2. Identify m and b: The coefficient of x is the slope (m), and the constant term is the y-intercept (b).

Practice Problems: Sharpening Your Skills

Here are some practice problems to solidify your understanding of both forms:

Problem 1: Write the equation of a line with a slope of -1/2 and a y-intercept of 4 in both slope-intercept and standard forms.

Problem 2: Find the equation of the line passing through the points (2, 1) and (4, 7) in both slope-intercept and standard forms.

Problem 3: Convert the equation 4x - 2y = 8 into slope-intercept form. What is the slope and y-intercept?

Problem 4: Convert the equation y = (3/4)x - 2 into standard form.

Advanced Applications: Expanding Your Knowledge

Beyond the basics, these forms find application in various scenarios:

• Parallel and Perpendicular Lines: Lines with the same slope are parallel. Lines with slopes that are negative reciprocals of each other are perpendicular. Using slope-intercept form makes identifying these relationships straightforward.

• System of Equations: Solving systems of linear equations often involves manipulating equations into a form conducive to substitution or elimination. Understanding both forms is essential here.

• Real-World Modeling: Linear equations are used to model numerous real-world relationships, such as the relationship between distance and time, cost and quantity, or supply and demand. Choosing the appropriate form depends on the context of the problem.

• Graphing Linear Equations: Both forms offer different advantages for graphing. Slope-intercept form allows you to directly plot the y-intercept and then use the slope to find other points. Standard form can be useful for finding x and y-intercepts directly.

Conclusion: Mastering Linear Equations for Success

Understanding slope-intercept and standard forms is fundamental to mastering linear equations.
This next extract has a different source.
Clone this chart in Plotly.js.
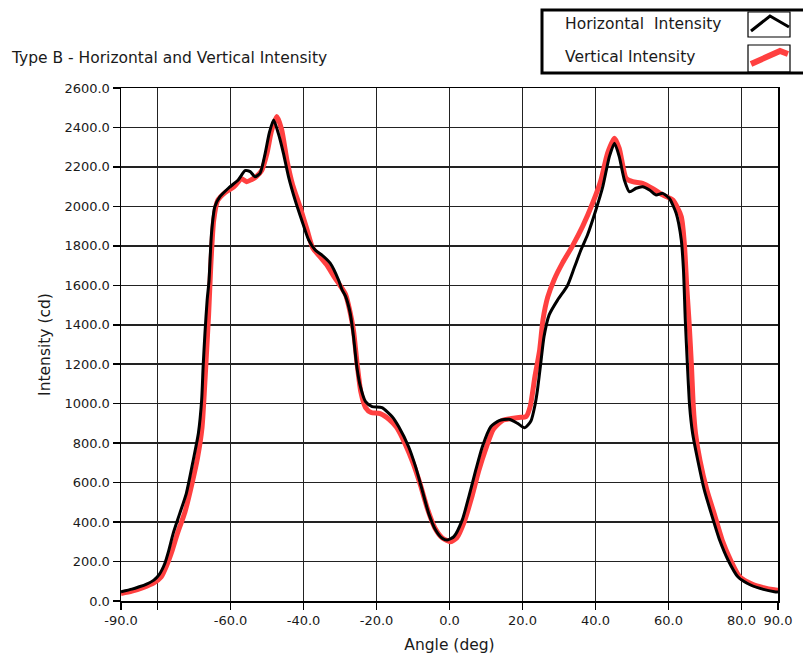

The ability to convert between these forms, solve for unknowns, and apply these concepts to various problems will significantly improve your mathematical skills and problem-solving abilities. Practice consistently, work through diverse problems, and don't hesitate to seek further clarification when needed. With dedicated effort, you can confidently navigate the world of linear equations and unlock their numerous applications. Remember to always check your work and ensure your answers are logical and consistent with the given information. Good luck, and happy problem-solving!